An AI-driven email bot was developed and deployed to contact the higher scored leads to validate their intent to talk to sales. Leads that indicate interest convert the easiest, so we wanted to prioritize these leads higher if we could confirm their intent.

Module 3: Develop estimate of deal size.

Next, we needed to predict the most probable range of potential opportunity size for each lead. Smaller organizations were historically easier to convert. The first module learned this and started to deprioritize bigger organizations, resulting in significantly decreased opportunity size. The third module was designed to address this and, with the help of the next module, reoptimize the model to provide leads that maximized expected revenue.
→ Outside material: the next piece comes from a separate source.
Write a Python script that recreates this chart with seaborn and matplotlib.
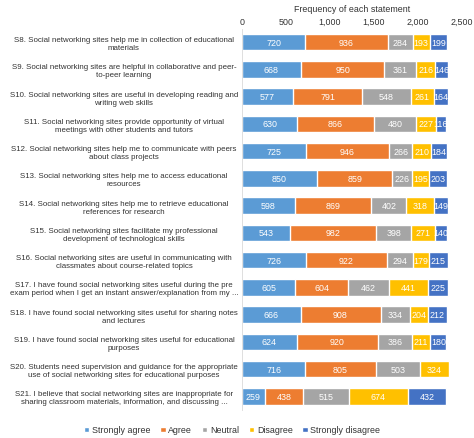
import matplotlib.pyplot as plt
import numpy as np
import pandas as pd
import seaborn as sns

# Statements (wrapped as in the original chart)
statements = [
    'S8. Social networking sites help me in collection of educational\nmaterials',
    'S9. Social networking sites are helpful in collaborative and peer-\nto-peer learning',
    'S10. Social networking sites are useful in developing reading and\nwriting web skills',
    'S11. Social networking sites provide opportunity of virtual\nmeetings with other students and tutors',
    'S12. Social networking sites help me to communicate with peers\nabout class projects',
    'S13. Social networking sites help me to access educational\nresources',
    'S14. Social networking sites help me to retrieve educational\nreferences for research',
    'S15. Social networking sites facilitate my professional\ndevelopment of technological skills',
    'S16. Social networking sites are useful in communicating with\nclassmates about course-related topics',
    'S17. I have found social networking sites useful during the pre\nexam period when I get an instant answer/explanation from my ...',
    'S18. I have found social networking sites useful for sharing notes\nand lectures',
    'S19. I have found social networking sites useful for educational\npurposes',
    'S20. Students need supervision and guidance for the appropriate\nuse of social networking sites for educational purposes',
    'S21. I believe that social networking sites are inappropriate for\nsharing classroom materials, information, and discussing ...',
]

categories = ['Strongly agree', 'Agree', 'Neutral', 'Disagree', 'Strongly disagree']
colors = ['#5B9BD5', '#ED7D31', '#A5A5A5', '#FFC000', '#4472C4']

strongly_agree = [720, 668, 577, 630, 725, 850, 598, 543, 726, 605, 666, 624, 716, 259]
agree = [936, 950, 791, 866, 946, 859, 869, 982, 922, 604, 908, 920, 805, 438]
neutral = [284, 361, 548, 480, 266, 226, 402, 398, 294, 462, 334, 386, 503, 515]
disagree = [193, 216, 261, 227, 210, 195, 318, 271, 179, 441, 204, 211, 324, 674]
strongly_disagree = [199, 146, 164, 116, 184, 203, 149, 140, 215, 225, 212, 180, 0, 432]

df = pd.DataFrame({'statement': statements, 'Strongly agree': strongly_agree, 'Agree': agree,
                   'Neutral': neutral, 'Disagree': disagree, 'Strongly disagree': strongly_disagree})
cum = df[categories].cumsum(axis=1)

sns.set_style('white')
plt.rcParams['font.family'] = ['Liberation Sans', 'DejaVu Sans']

fig, ax = plt.subplots(figsize=(4.74, 4.39), dpi=100)
fig.subplots_adjust(left=242 / 474, right=462 / 474, top=1 - 29.5 / 439, bottom=1 - 411 / 439)

# Stacked bars: draw cumulative totals from largest to smallest
for cat, color in reversed(list(zip(categories, colors))):
    sns.barplot(x=cum[cat], y=df['statement'], color=color, orient='h', width=0.6,
                saturation=1, ax=ax, label=cat)
handles, labels = ax.get_legend_handles_labels()
if ax.get_legend() is not None:
    ax.get_legend().remove()

# Value labels in the middle of each segment
for cat in categories:
    for i, (v, c) in enumerate(zip(df[cat], cum[cat])):
        if v > 0:
            ax.text(c - v / 2, i, str(v), ha='center', va='center', color='white', fontsize=6.4)

ax.set_xlim(0, 2500)
ax.set_xticks(np.arange(0, 2501, 500))
ax.set_xticklabels([f'{t:,}' for t in range(0, 2501, 500)])
ax.xaxis.tick_top()
ax.xaxis.set_label_position('top')
ax.set_xlabel('Frequency of each statement', fontsize=6.4, color='#333333', labelpad=4)
ax.set_ylabel('')
ax.tick_params(axis='x', length=0, labelsize=6.4, labelcolor='#333333', pad=2)
ax.tick_params(axis='y', length=0, labelsize=5.65, labelcolor='#333333', pad=85)
for lab in ax.get_yticklabels():
    lab.set_horizontalalignment('center')
    lab.set_multialignment('center')

for side in ['top', 'right', 'bottom']:
    ax.spines[side].set_visible(False)
ax.spines['left'].set_color('#D9D9D9')
ax.spines['left'].set_linewidth(0.6)

order = [labels.index(c) for c in categories]
leg = fig.legend([handles[i] for i in order], categories, loc='center', ncol=5,
                 bbox_to_anchor=(0.49, 1 - 431 / 439), frameon=False, fontsize=6.4,
                 handlelength=0.6, handleheight=0.6, handletextpad=0.3, columnspacing=1.1)
for t in leg.get_texts():
    t.set_color('#333333')

plt.savefig('out.png', dpi=100)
Module 4: Combine measures to better prioritize.

Because leads vary in value, we needed to combine the capabilities of the first two modules to help sales teams predict the probability of a lead converting and its revenue potential. This model combined probability and deal size into a single prioritization score, optimized for the expected opportunity size.
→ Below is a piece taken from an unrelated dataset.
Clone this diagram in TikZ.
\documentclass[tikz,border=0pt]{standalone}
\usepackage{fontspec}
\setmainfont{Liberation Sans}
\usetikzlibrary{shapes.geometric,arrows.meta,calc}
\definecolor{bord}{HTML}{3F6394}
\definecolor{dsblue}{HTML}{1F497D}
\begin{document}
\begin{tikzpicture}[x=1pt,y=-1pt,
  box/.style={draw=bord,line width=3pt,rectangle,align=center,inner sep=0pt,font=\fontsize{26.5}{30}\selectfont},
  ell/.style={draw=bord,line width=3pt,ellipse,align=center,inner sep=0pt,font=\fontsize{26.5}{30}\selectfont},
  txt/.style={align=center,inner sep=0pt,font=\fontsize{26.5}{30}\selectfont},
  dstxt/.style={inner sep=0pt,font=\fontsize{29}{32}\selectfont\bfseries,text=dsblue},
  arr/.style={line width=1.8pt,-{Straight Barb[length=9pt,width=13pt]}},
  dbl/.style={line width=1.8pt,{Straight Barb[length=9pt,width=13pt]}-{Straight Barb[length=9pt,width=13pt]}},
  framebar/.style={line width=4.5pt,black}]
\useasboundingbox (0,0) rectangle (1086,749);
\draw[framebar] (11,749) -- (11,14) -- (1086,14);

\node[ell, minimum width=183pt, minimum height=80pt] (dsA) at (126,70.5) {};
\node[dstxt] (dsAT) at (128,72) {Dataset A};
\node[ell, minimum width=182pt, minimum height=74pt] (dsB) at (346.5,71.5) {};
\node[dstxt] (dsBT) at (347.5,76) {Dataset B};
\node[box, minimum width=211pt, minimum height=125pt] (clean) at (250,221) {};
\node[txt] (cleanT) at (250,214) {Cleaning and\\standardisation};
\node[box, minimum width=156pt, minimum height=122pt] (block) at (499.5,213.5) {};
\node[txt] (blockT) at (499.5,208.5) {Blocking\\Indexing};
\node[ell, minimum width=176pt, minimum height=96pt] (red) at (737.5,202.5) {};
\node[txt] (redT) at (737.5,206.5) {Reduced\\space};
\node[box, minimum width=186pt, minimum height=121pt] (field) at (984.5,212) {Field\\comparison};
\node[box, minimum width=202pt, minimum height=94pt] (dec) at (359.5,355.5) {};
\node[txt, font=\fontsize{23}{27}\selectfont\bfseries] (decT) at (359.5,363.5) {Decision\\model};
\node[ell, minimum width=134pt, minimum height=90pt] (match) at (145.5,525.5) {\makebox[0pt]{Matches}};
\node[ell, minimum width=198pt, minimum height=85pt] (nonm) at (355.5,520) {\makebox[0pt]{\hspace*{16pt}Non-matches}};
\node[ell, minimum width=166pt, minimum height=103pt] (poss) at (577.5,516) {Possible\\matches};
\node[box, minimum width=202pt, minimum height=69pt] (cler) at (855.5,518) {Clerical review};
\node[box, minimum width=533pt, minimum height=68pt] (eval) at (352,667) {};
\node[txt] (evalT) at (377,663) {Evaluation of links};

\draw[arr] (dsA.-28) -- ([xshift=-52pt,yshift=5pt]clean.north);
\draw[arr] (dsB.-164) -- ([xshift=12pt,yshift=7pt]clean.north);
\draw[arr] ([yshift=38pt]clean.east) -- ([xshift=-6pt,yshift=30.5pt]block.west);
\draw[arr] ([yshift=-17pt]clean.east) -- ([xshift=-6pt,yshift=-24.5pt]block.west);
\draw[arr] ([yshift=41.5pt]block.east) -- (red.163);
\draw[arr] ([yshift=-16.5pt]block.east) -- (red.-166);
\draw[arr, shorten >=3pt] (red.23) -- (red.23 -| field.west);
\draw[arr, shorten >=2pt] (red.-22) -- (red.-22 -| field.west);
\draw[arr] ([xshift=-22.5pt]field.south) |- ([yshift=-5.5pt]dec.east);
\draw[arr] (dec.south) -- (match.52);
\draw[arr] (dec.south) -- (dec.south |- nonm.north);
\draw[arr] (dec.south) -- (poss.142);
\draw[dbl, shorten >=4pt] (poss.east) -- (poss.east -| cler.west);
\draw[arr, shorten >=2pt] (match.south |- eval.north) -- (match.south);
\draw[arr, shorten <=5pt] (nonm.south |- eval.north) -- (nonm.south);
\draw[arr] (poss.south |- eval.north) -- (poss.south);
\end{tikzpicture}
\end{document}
Module 5: Individual lead score explanations. 

To get better buy-in from our sales people, we needed to do a better job of providing explanations. The old, human, rule-based model had a transparency that enhanced users’ buy-in. This module generates text that explains the top influences that went into each lead’s score. Having this transparency dramatically improved how the model was perceived by the sales community and increased trust in the AI.

Module 6: Better prioritization of open sales leads.

Finally, to improve adoption further, we addressed prioritization on an ongoing basis. The sixth module considers ongoing sales engagements to date (phone calls, emails and their outcomes). It expands the training dataset for our model from just marketing to both marketing and sales interactions and increases the accuracy of prioritization for our most important leads, the ones that sellers are already working with.

What was the impact?

Adoption of these modules led to a threefold increase in lead-to-opportunity conversion and equally impressive growth of booked revenue. A modular approach to AI also gave Microsoft the flexibility to tackle the most impactful, low-hanging fruit first, and then solve additional problems to enhance what was in place or adapt to business process changes. GDC continues to evolve its AI as it moves to calculate customer lifetime value and cover more stages of the end-to-end lead process.

It’s reasonable to start simple. Automate current efforts or augment current methodologies with AI to make your business a bit smarter. In many cases, even simple changes drive a lot of positive impact. Keep the discussion centered on how you gradually improve your AI to address a broader set of issues and investment centers for more efficiency and effectiveness. Modular AI approaches allow for more flexibility in picking the most burning or highest impact issue first so that later iterations can focus on secondary issues and process improvements. It also releases solutions faster. And the faster your teams adopt them, the sooner you can reap the rewards.